Tim Coyne, head of ETFs at T. Rowe Price, described the venture into active ETFs as “The meeting of the right structure with our approach to asset management.”

"We finally have the regulatory approval and the structure we feel comfortable with bringing our product to market," Coyne told MFWire. "This is the structure we feel confident in, in terms of shielding the IP while providing enough data and pricing data to market makers."

The soon-to-debut ETFs are the Blue Chip Growth ETF, the Dividend Growth ETF, the Equity Income ETF, and the Growth Stock ETF. They are advertised as using both the same investment strategies and managers as the mutual funds that they each correspond to.

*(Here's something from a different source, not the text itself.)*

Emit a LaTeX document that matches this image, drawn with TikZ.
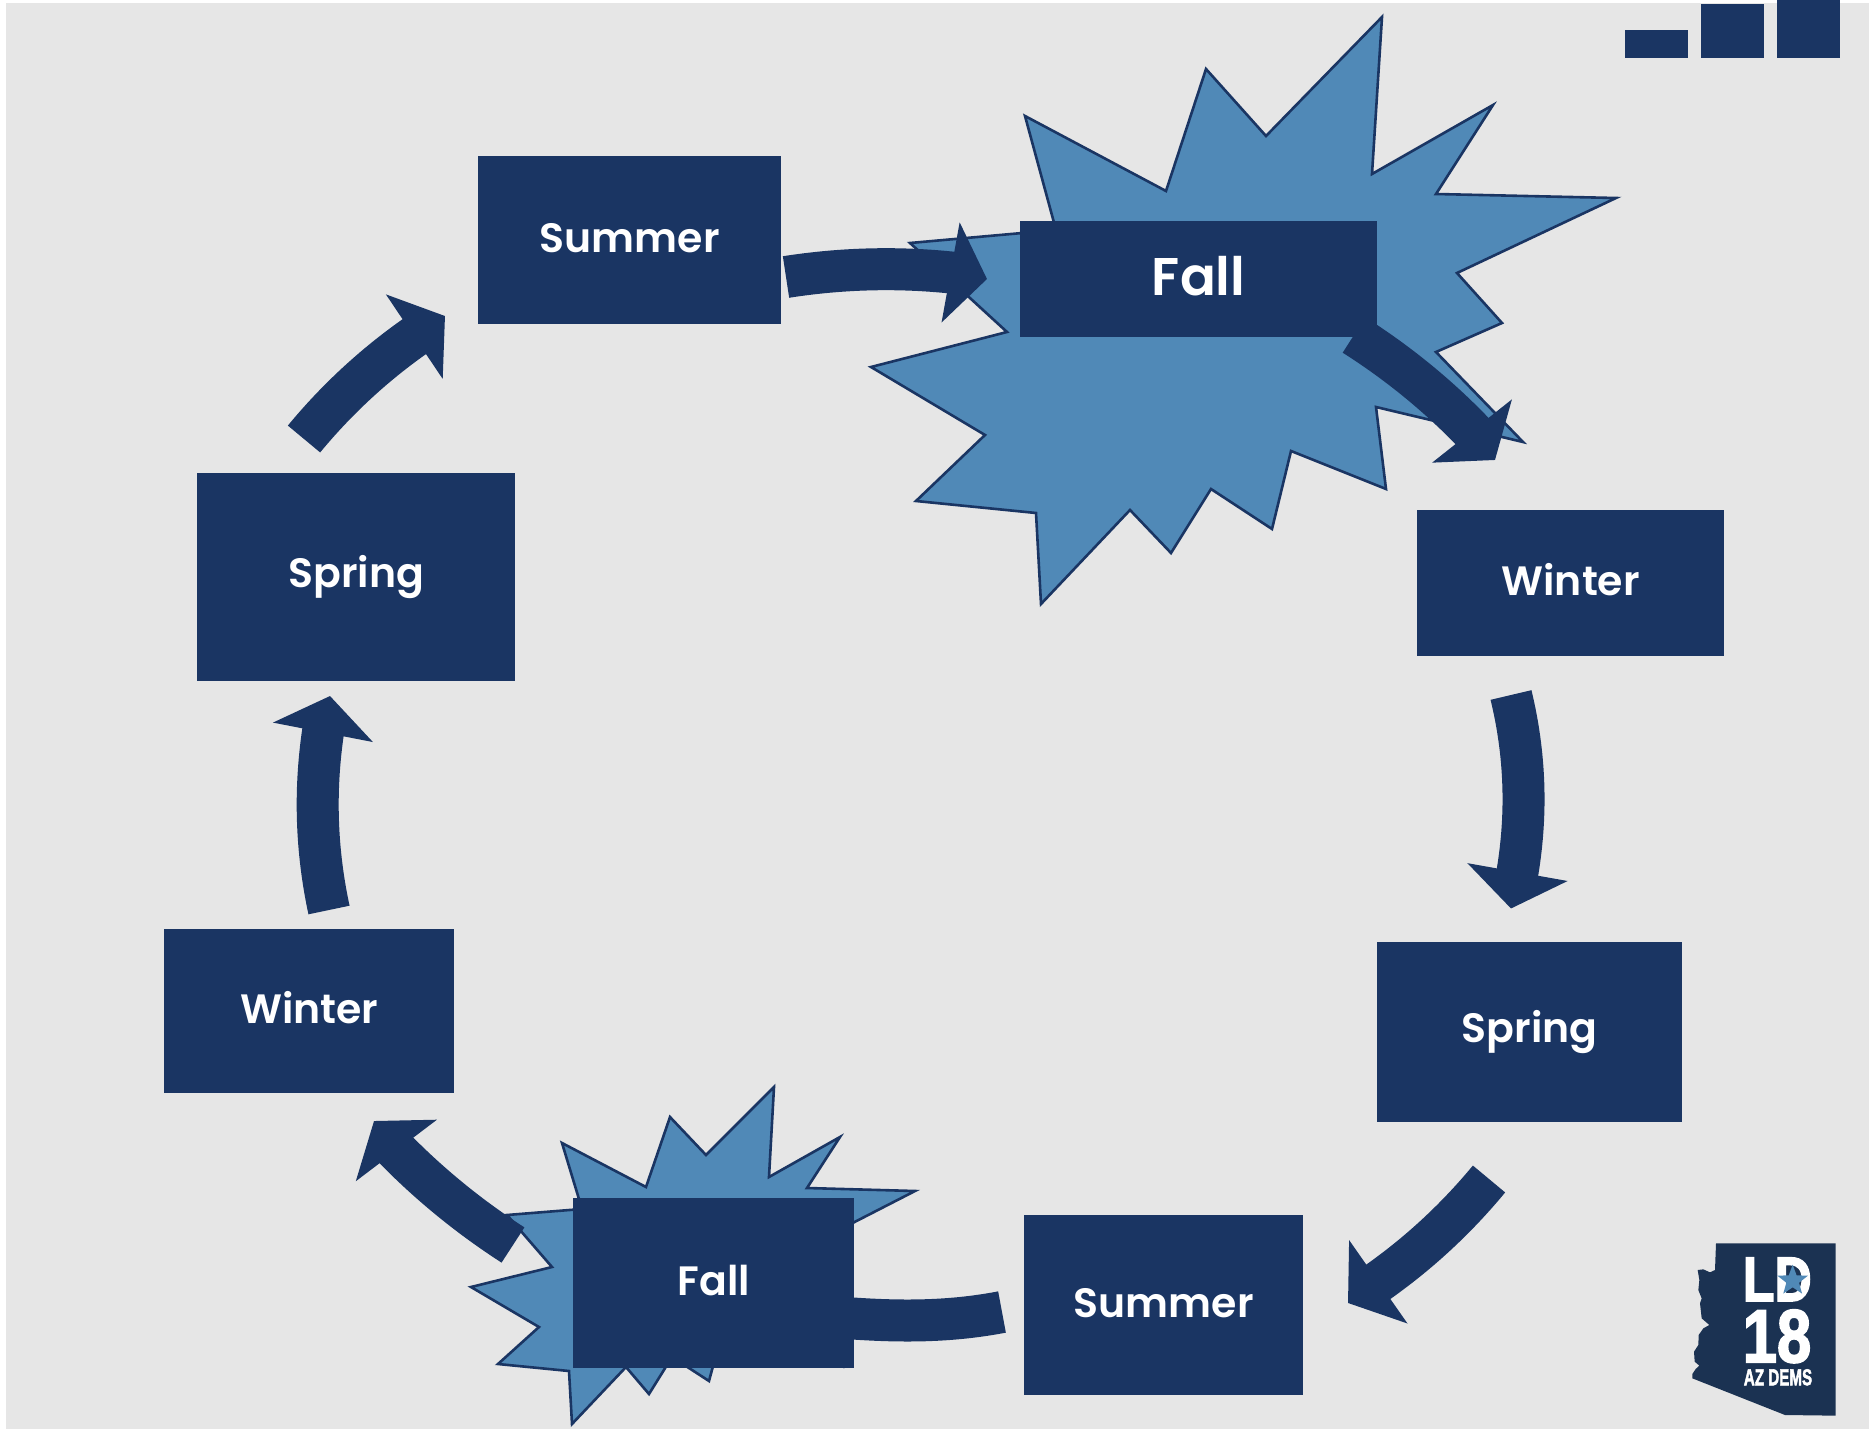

Unlike index-tracking ETFs, other passive ETFs, and some active ETFs, which generally divulge their holdings daily, T. Rowe's active ETFs will be translucent (i.e. semi-transparent or "non-transparent"), meaning their holdings will be divulged less frequently, like a traditional open-end mutual fund.

Craig Siegenthaler, senior equity research analyst at Credit Suisse, wrote about T. Rowe's first batch of ETFs, saying: "The 4 [ETFs] replicate [T. Rowe Price's] existing mutual fund strategies & provide several advantages (liquidity, cost, tax efficiency). TROW will use its proprietary proxy model (not in-kind redemptions like Precidian)."

Translucent ETFs are relatively new, with the SEC first granting special conditional approval to such a structure (from a different firm) back in April of 2019. The structure is meant to make offering ETFs more friendly to active managers so they can preserve the sanctity of their 'secret sauce' (i.e. their day-to-day investment shifts and strategy) more easily.

The journey to translucent, active ETFs began for T. Rowe Price in 2010, and they submitted their first private filing on the matter to the SEC in 2011. They were eventually granted their own approval on December 10, 2019.

Regarding the plans for future ETFs, Coyne said, "Product strategy and development is ongoing now. We're looking across our product suite ... We're looking at other strategies that would benefit investors and could be delivered in an ETF structure."

"Our ETF strategy is very closely aligned with the broader T Rowe Price strategy ... Advisors have become more familiar with ETFs, more comfortable with ETFs, and have even developed a preference for ETFs," he added.

Watch for the T. Rowe team to potentially make strategic alliances with third-party managers interested in the new structure, too.

Coyne told MFWire, "Other asset managers are looking at the development of their own strategies and also looking at the different models to bring their products to market ... We've had conversations with other asset managers."